Comparison of migrant landings in Italy 

German deportations

According to DPA, the first migrant flight from Munich to Italy, carrying around 40 asylum-seekers, could depart as early as Monday, with the second flight planned for October 17. Italian daily Corriere della Sera also reported that Bavaria was planning the flights.

Several of these migrants are originally from Nigeria, the news agency said.

It was unclear whether the authorities in Bavaria have informed the Italian government about their reported plans. DPA said that Bavarian officials neither denied nor confirmed the reports.

In the first half of this year, Germany as a whole returned at least 1,692 migrants to Italy.

According to Italian newspaper, La Repubblica, EU countries send back about 10 migrants per week to Rome, Milan or Turin. These migrants are then taken to reception centers.

Read more: UN calls for EU and Italy to end migrant standoff

Dublin Regulation under threat?

Italy's new populist government demands that other member states take the migrants in, going as far as threatening to withhold EU payments if assistance is not given.

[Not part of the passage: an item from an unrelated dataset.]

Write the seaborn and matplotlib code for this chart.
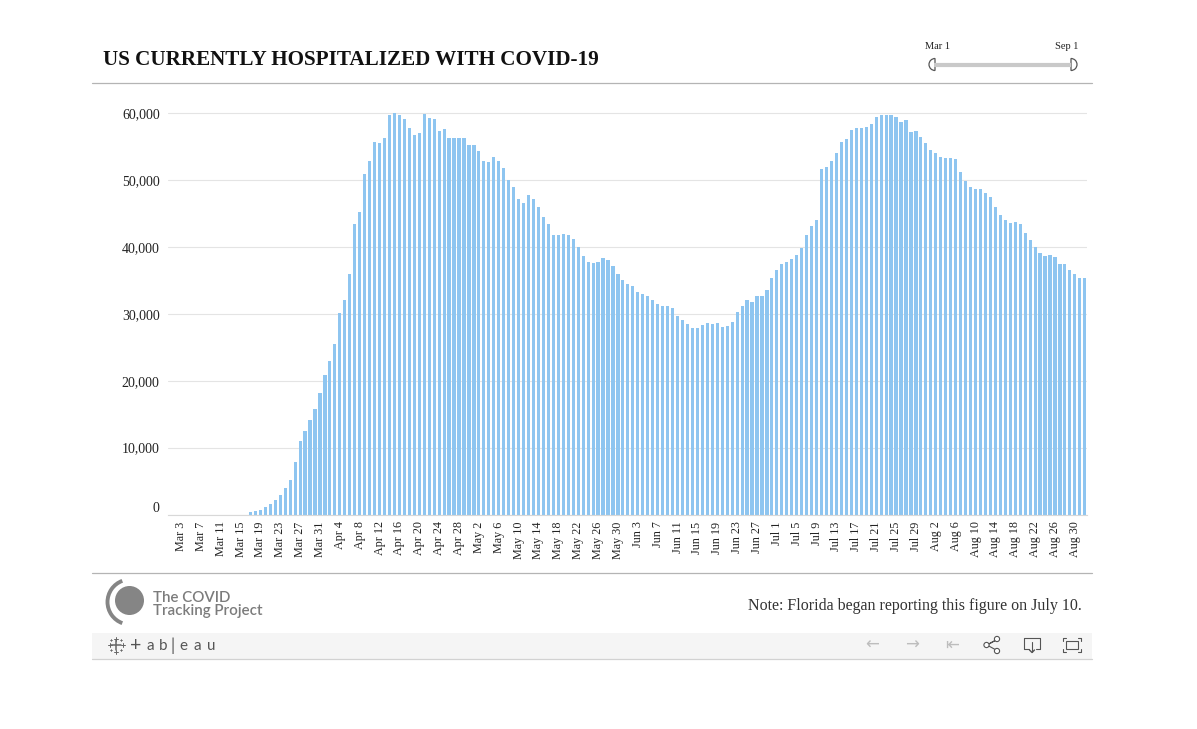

In August, Italy's Deputy Prime Minister Luigi Di Maio said the EU had "decided to turn its back on Italy."

Read more: EU Mediterranean migrant mission at risk of collapse

Hundreds of thousands of asylum-seekers have arrived in Italy since 2013, fleeing war, persecution and poverty in the Middle East, Africa and Asia.

"Last year in the period up to August, 100,000 migrants arrived and the European Union did little or nothing. This year we had fewer than 20,000 landings, and the European Union is still doing little or nothing. So I am still willing to debate, but more recently, we've also been talking with some non-European Union countries, such as Albania, Serbia and Montenegro," Italy's Interior Minister Salvini told DW in an interview last month.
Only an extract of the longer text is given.